(What you will do)
Pictures stay out of the copy; restate everything else in the material exactly.

── Dataset excerpt

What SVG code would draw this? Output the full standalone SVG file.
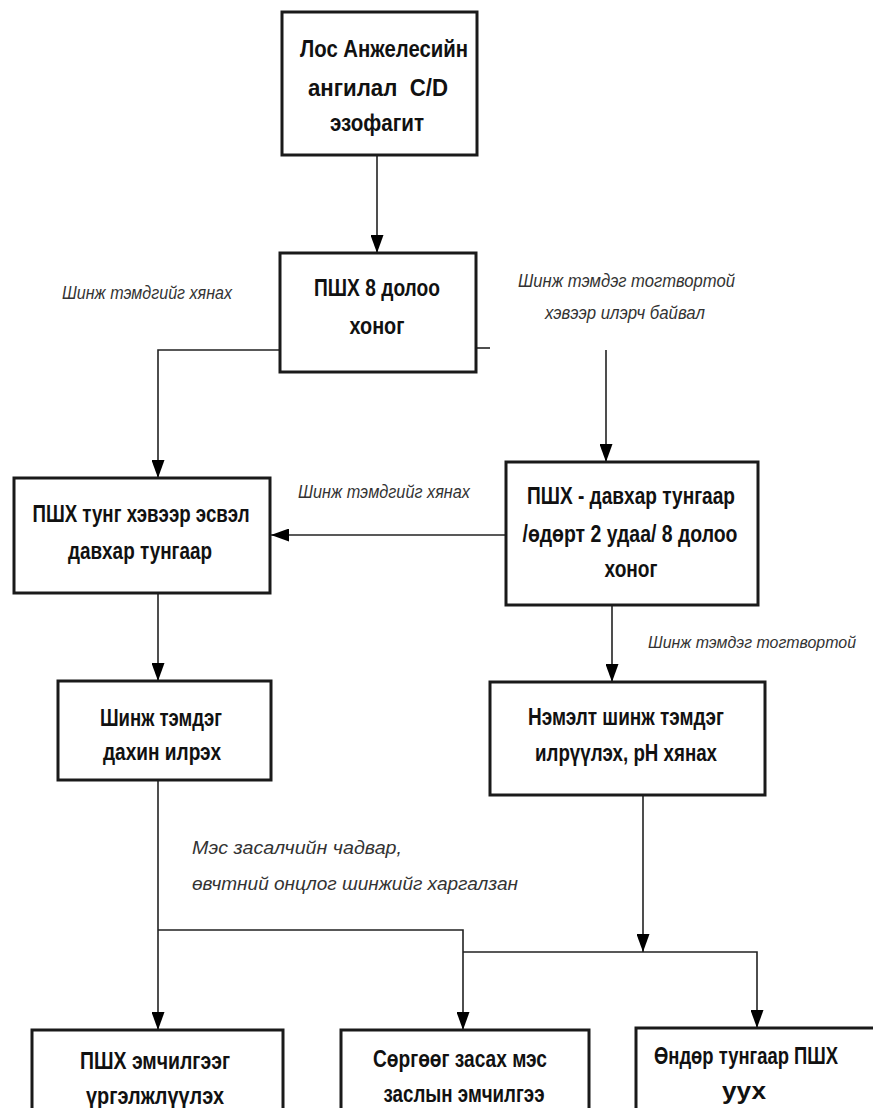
<svg xmlns="http://www.w3.org/2000/svg" width="873" height="1108" viewBox="0 0 873 1108">
<style>
.box{fill:#fff;stroke:#1a1a1a;stroke-width:3}
.t{font-family:"Liberation Sans",Arial,sans-serif;font-weight:bold;font-size:23px;fill:#111;text-anchor:middle}
.l{font-family:"Liberation Sans",Arial,sans-serif;font-style:italic;font-size:18.5px;fill:#333}
.c{fill:none;stroke:#222;stroke-width:1.6}
</style>
<defs>
<marker id="ah" viewBox="0 0 18 13" refX="18" refY="6.5" markerWidth="18" markerHeight="13" markerUnits="userSpaceOnUse" orient="auto">
<path d="M0,0 L18,6.5 L0,13 Z" fill="#000"/>
</marker>
</defs>
<rect width="873" height="1108" fill="#fff"/>
<g id="connectors">
<path class="c" d="M377,155 V253" marker-end="url(#ah)"/>
<path class="c" d="M280,350 H158 V478" marker-end="url(#ah)"/>
<path class="c" d="M476,348 H490"/>
<path class="c" d="M606,350 V462" marker-end="url(#ah)"/>
<path class="c" d="M506,535 H271" marker-end="url(#ah)"/>
<path class="c" d="M612,605 V682" marker-end="url(#ah)"/>
<path class="c" d="M158,593 V681" marker-end="url(#ah)"/>
<path class="c" d="M158,780 V1030" marker-end="url(#ah)"/>
<path class="c" d="M158,930 H463 V1030" marker-end="url(#ah)"/>
<path class="c" d="M463,952 H757 V1028" marker-end="url(#ah)"/>
<path class="c" d="M643,795 V952" marker-end="url(#ah)"/>
</g>
<g id="labels">
<text class="l" x="62" y="299" textLength="170" lengthAdjust="spacingAndGlyphs">Шинж тэмдгийг хянах</text>
<text class="l" x="518" y="287" textLength="217" lengthAdjust="spacingAndGlyphs">Шинж тэмдэг тогтвортой</text>
<text class="l" x="545" y="319" textLength="160" lengthAdjust="spacingAndGlyphs">хэвээр илэрч байвал</text>
<text class="l" x="298" y="498" textLength="172" lengthAdjust="spacingAndGlyphs">Шинж тэмдгийг хянах</text>
<text class="l" x="648" y="648" style="font-size:16px" textLength="208" lengthAdjust="spacingAndGlyphs">Шинж тэмдэг тогтвортой</text>
<text class="l" x="192" y="854" textLength="210" lengthAdjust="spacingAndGlyphs">Мэс засалчийн чадвар,</text>
<text class="l" x="192" y="890" textLength="326" lengthAdjust="spacingAndGlyphs">өвчтний онцлог шинжийг харгалзан</text>
</g>
<g id="n1">
<rect class="box" x="282" y="12" width="195" height="143"/>
<text class="t" x="384" y="57" textLength="168" lengthAdjust="spacingAndGlyphs">Лос Анжелесийн</text>
<text class="t" x="378" y="96" textLength="140" lengthAdjust="spacingAndGlyphs" xml:space="preserve">ангилал  C/D</text>
<text class="t" x="377" y="131" textLength="94" lengthAdjust="spacingAndGlyphs">эзофагит</text>
</g>
<g id="n2">
<rect class="box" x="280" y="253" width="196" height="119"/>
<text class="t" x="377" y="296" textLength="126" lengthAdjust="spacingAndGlyphs">ПШХ 8 долоо</text>
<text class="t" x="377" y="334" textLength="55" lengthAdjust="spacingAndGlyphs">хоног</text>
</g>
<g id="n3">
<rect class="box" x="14" y="478" width="256" height="115"/>
<text class="t" x="141" y="522" textLength="217" lengthAdjust="spacingAndGlyphs">ПШХ тунг хэвээр эсвэл</text>
<text class="t" x="140" y="559" textLength="144" lengthAdjust="spacingAndGlyphs">давхар тунгаар</text>
</g>
<g id="n4">
<rect class="box" x="506" y="462" width="252" height="143"/>
<text class="t" x="631" y="504" textLength="208" lengthAdjust="spacingAndGlyphs">ПШХ - давхар тунгаар</text>
<text class="t" x="630" y="542" textLength="215" lengthAdjust="spacingAndGlyphs">/өдөрт 2 удаа/ 8 долоо</text>
<text class="t" x="631" y="577" textLength="53" lengthAdjust="spacingAndGlyphs">хоног</text>
</g>
<g id="n5">
<rect class="box" x="58" y="681" width="213" height="99"/>
<text class="t" x="161" y="726" textLength="122" lengthAdjust="spacingAndGlyphs">Шинж тэмдэг</text>
<text class="t" x="162" y="760" textLength="118" lengthAdjust="spacingAndGlyphs">дахин илрэх</text>
</g>
<g id="n6">
<rect class="box" x="490" y="682" width="275" height="113"/>
<text class="t" x="626" y="725" textLength="196" lengthAdjust="spacingAndGlyphs">Нэмэлт шинж тэмдэг</text>
<text class="t" x="626" y="761" textLength="182" lengthAdjust="spacingAndGlyphs">илрүүлэх, pH хянах</text>
</g>
<g id="n7">
<rect class="box" x="32" y="1030" width="251" height="90"/>
<text class="t" x="155" y="1069" textLength="150" lengthAdjust="spacingAndGlyphs">ПШХ эмчилгээг</text>
<text class="t" x="155" y="1104" textLength="138" lengthAdjust="spacingAndGlyphs">үргэлжлүүлэх</text>
</g>
<g id="n8">
<rect class="box" x="341" y="1030" width="248" height="90"/>
<text class="t" x="460" y="1067" textLength="174" lengthAdjust="spacingAndGlyphs">Сөргөөг засах мэс</text>
<text class="t" x="464" y="1102" textLength="161" lengthAdjust="spacingAndGlyphs">заслын эмчилгээ</text>
</g>
<g id="n9">
<rect class="box" x="636" y="1028" width="250" height="92"/>
<text class="t" x="746" y="1064" textLength="184" lengthAdjust="spacingAndGlyphs">Өндөр тунгаар ПШХ</text>
<text class="t" x="744" y="1099" textLength="44" lengthAdjust="spacingAndGlyphs">уух</text>
</g>
</svg>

────

(Final answer)
What SVG code would draw this? Output the full standalone SVG file.
<svg xmlns="http://www.w3.org/2000/svg" width="873" height="1108" viewBox="0 0 873 1108">
<style>
.box{fill:#fff;stroke:#1a1a1a;stroke-width:3}
.t{font-family:"Liberation Sans",Arial,sans-serif;font-weight:bold;font-size:23px;fill:#111;text-anchor:middle}
.l{font-family:"Liberation Sans",Arial,sans-serif;font-style:italic;font-size:18.5px;fill:#333}
.c{fill:none;stroke:#222;stroke-width:1.6}
</style>
<defs>
<marker id="ah" viewBox="0 0 18 13" refX="18" refY="6.5" markerWidth="18" markerHeight="13" markerUnits="userSpaceOnUse" orient="auto">
<path d="M0,0 L18,6.5 L0,13 Z" fill="#000"/>
</marker>
</defs>
<rect width="873" height="1108" fill="#fff"/>
<g id="connectors">
<path class="c" d="M377,155 V253" marker-end="url(#ah)"/>
<path class="c" d="M280,350 H158 V478" marker-end="url(#ah)"/>
<path class="c" d="M476,348 H490"/>
<path class="c" d="M606,350 V462" marker-end="url(#ah)"/>
<path class="c" d="M506,535 H271" marker-end="url(#ah)"/>
<path class="c" d="M612,605 V682" marker-end="url(#ah)"/>
<path class="c" d="M158,593 V681" marker-end="url(#ah)"/>
<path class="c" d="M158,780 V1030" marker-end="url(#ah)"/>
<path class="c" d="M158,930 H463 V1030" marker-end="url(#ah)"/>
<path class="c" d="M463,952 H757 V1028" marker-end="url(#ah)"/>
<path class="c" d="M643,795 V952" marker-end="url(#ah)"/>
</g>
<g id="labels">
<text class="l" x="62" y="299" textLength="170" lengthAdjust="spacingAndGlyphs">Шинж тэмдгийг хянах</text>
<text class="l" x="518" y="287" textLength="217" lengthAdjust="spacingAndGlyphs">Шинж тэмдэг тогтвортой</text>
<text class="l" x="545" y="319" textLength="160" lengthAdjust="spacingAndGlyphs">хэвээр илэрч байвал</text>
<text class="l" x="298" y="498" textLength="172" lengthAdjust="spacingAndGlyphs">Шинж тэмдгийг хянах</text>
<text class="l" x="648" y="648" style="font-size:16px" textLength="208" lengthAdjust="spacingAndGlyphs">Шинж тэмдэг тогтвортой</text>
<text class="l" x="192" y="854" textLength="210" lengthAdjust="spacingAndGlyphs">Мэс засалчийн чадвар,</text>
<text class="l" x="192" y="890" textLength="326" lengthAdjust="spacingAndGlyphs">өвчтний онцлог шинжийг харгалзан</text>
</g>
<g id="n1">
<rect class="box" x="282" y="12" width="195" height="143"/>
<text class="t" x="384" y="57" textLength="168" lengthAdjust="spacingAndGlyphs">Лос Анжелесийн</text>
<text class="t" x="378" y="96" textLength="140" lengthAdjust="spacingAndGlyphs" xml:space="preserve">ангилал  C/D</text>
<text class="t" x="377" y="131" textLength="94" lengthAdjust="spacingAndGlyphs">эзофагит</text>
</g>
<g id="n2">
<rect class="box" x="280" y="253" width="196" height="119"/>
<text class="t" x="377" y="296" textLength="126" lengthAdjust="spacingAndGlyphs">ПШХ 8 долоо</text>
<text class="t" x="377" y="334" textLength="55" lengthAdjust="spacingAndGlyphs">хоног</text>
</g>
<g id="n3">
<rect class="box" x="14" y="478" width="256" height="115"/>
<text class="t" x="141" y="522" textLength="217" lengthAdjust="spacingAndGlyphs">ПШХ тунг хэвээр эсвэл</text>
<text class="t" x="140" y="559" textLength="144" lengthAdjust="spacingAndGlyphs">давхар тунгаар</text>
</g>
<g id="n4">
<rect class="box" x="506" y="462" width="252" height="143"/>
<text class="t" x="631" y="504" textLength="208" lengthAdjust="spacingAndGlyphs">ПШХ - давхар тунгаар</text>
<text class="t" x="630" y="542" textLength="215" lengthAdjust="spacingAndGlyphs">/өдөрт 2 удаа/ 8 долоо</text>
<text class="t" x="631" y="577" textLength="53" lengthAdjust="spacingAndGlyphs">хоног</text>
</g>
<g id="n5">
<rect class="box" x="58" y="681" width="213" height="99"/>
<text class="t" x="161" y="726" textLength="122" lengthAdjust="spacingAndGlyphs">Шинж тэмдэг</text>
<text class="t" x="162" y="760" textLength="118" lengthAdjust="spacingAndGlyphs">дахин илрэх</text>
</g>
<g id="n6">
<rect class="box" x="490" y="682" width="275" height="113"/>
<text class="t" x="626" y="725" textLength="196" lengthAdjust="spacingAndGlyphs">Нэмэлт шинж тэмдэг</text>
<text class="t" x="626" y="761" textLength="182" lengthAdjust="spacingAndGlyphs">илрүүлэх, pH хянах</text>
</g>
<g id="n7">
<rect class="box" x="32" y="1030" width="251" height="90"/>
<text class="t" x="155" y="1069" textLength="150" lengthAdjust="spacingAndGlyphs">ПШХ эмчилгээг</text>
<text class="t" x="155" y="1104" textLength="138" lengthAdjust="spacingAndGlyphs">үргэлжлүүлэх</text>
</g>
<g id="n8">
<rect class="box" x="341" y="1030" width="248" height="90"/>
<text class="t" x="460" y="1067" textLength="174" lengthAdjust="spacingAndGlyphs">Сөргөөг засах мэс</text>
<text class="t" x="464" y="1102" textLength="161" lengthAdjust="spacingAndGlyphs">заслын эмчилгээ</text>
</g>
<g id="n9">
<rect class="box" x="636" y="1028" width="250" height="92"/>
<text class="t" x="746" y="1064" textLength="184" lengthAdjust="spacingAndGlyphs">Өндөр тунгаар ПШХ</text>
<text class="t" x="744" y="1099" textLength="44" lengthAdjust="spacingAndGlyphs">уух</text>
</g>
</svg>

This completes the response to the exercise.